SQL中支持的很多函数,Table API 和 SQL都已经做了实现
-
比较函数
-
SQL: value1 = value2 value1 > value2 -
Table API ANY1 === ANY2 ANY1 > ANY2 -
逻辑函数
-
SQL: boolean1= boolean2 boolean IS FALSE NOT boolean boolean IS FALSE NOT boolean -
Table API BOOLEAN1 || BOOLEAN2 BOOLEAN.isFalse !BOOLEAN -
算数函数
-
字符串函数
-
SQL: string1 + string2 UPPER(string) CHAR_LENGTH(string) -
Table API STRING1 + STRING2 STRING.upperCase() STRING.charLength() -
时间函数
-
SQL: DATE string TIMESTAMP string CURRENT_TIME interval string range -
Table API STRING.toDate STRING.toTimestamp currentTime() NUMERIC.days -
聚合函数
-
SQL: COUNT() SUM(expression) RANK() ROW_NUMBER() -
Table API FIELD.count FIELD.sum
二、用户自定义函数(UDF)
用户定义函数(User-defined Functions,UDF)是一个重要的特性,它们显著地扩展了查询的表达能力.

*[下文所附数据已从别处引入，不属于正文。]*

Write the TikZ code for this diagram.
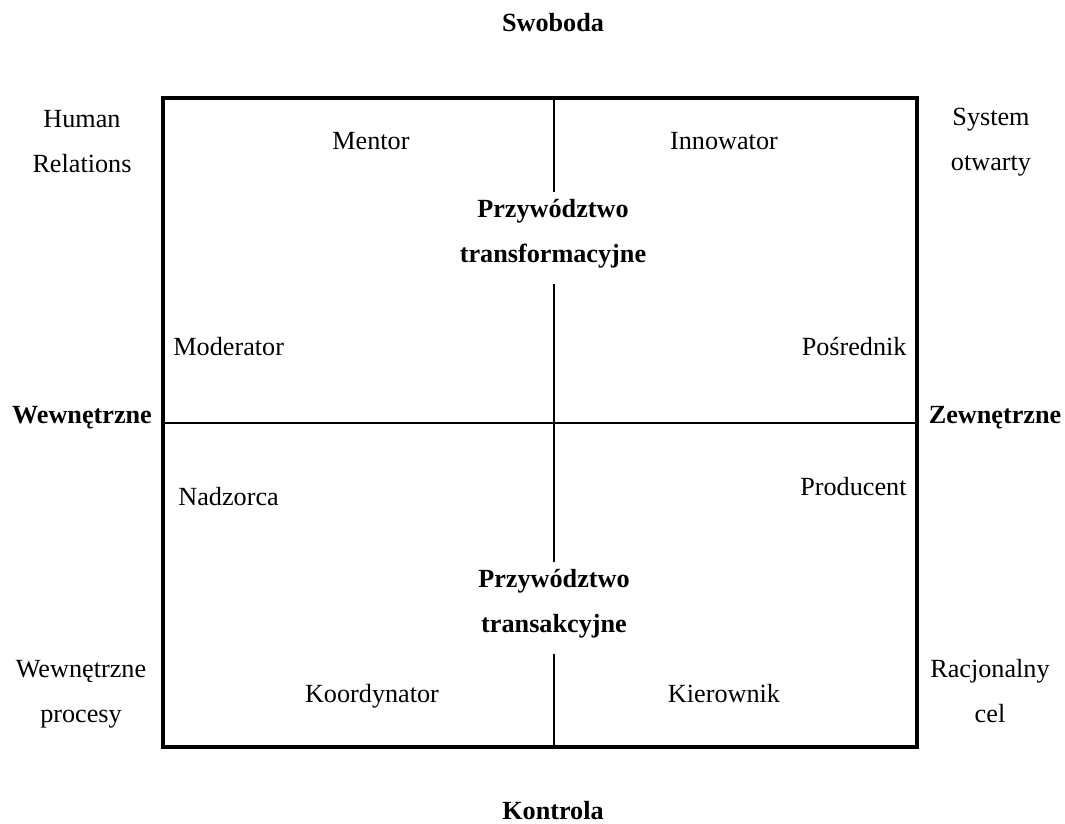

一些系统内置函数无法解决的需求,可以用UDF来自定义实现
在大多数情况下,用户定义的函数必须先注册,然后才能在查询中使用
函数通过调用 registerFunction() 方法在 TableEnvironment 中注册。当用户定义的函数被注册时,它被插入到 TableEnvironment 的函数目录中,这样Table API 或 SQL 解析器就可以识别并正确地解释它。
sql函数有两大类型:
- scalar Function类似于map,一对一
- Table Function类似与flatMap,一对多
2.1 标量函数(Scalar Functions)
定义标量函数,可以将0、1或多个标量值,映射到新的标量值
为了定义标量函数,必须扩展基类ScalarFunction ,并实现求值(eval)方法。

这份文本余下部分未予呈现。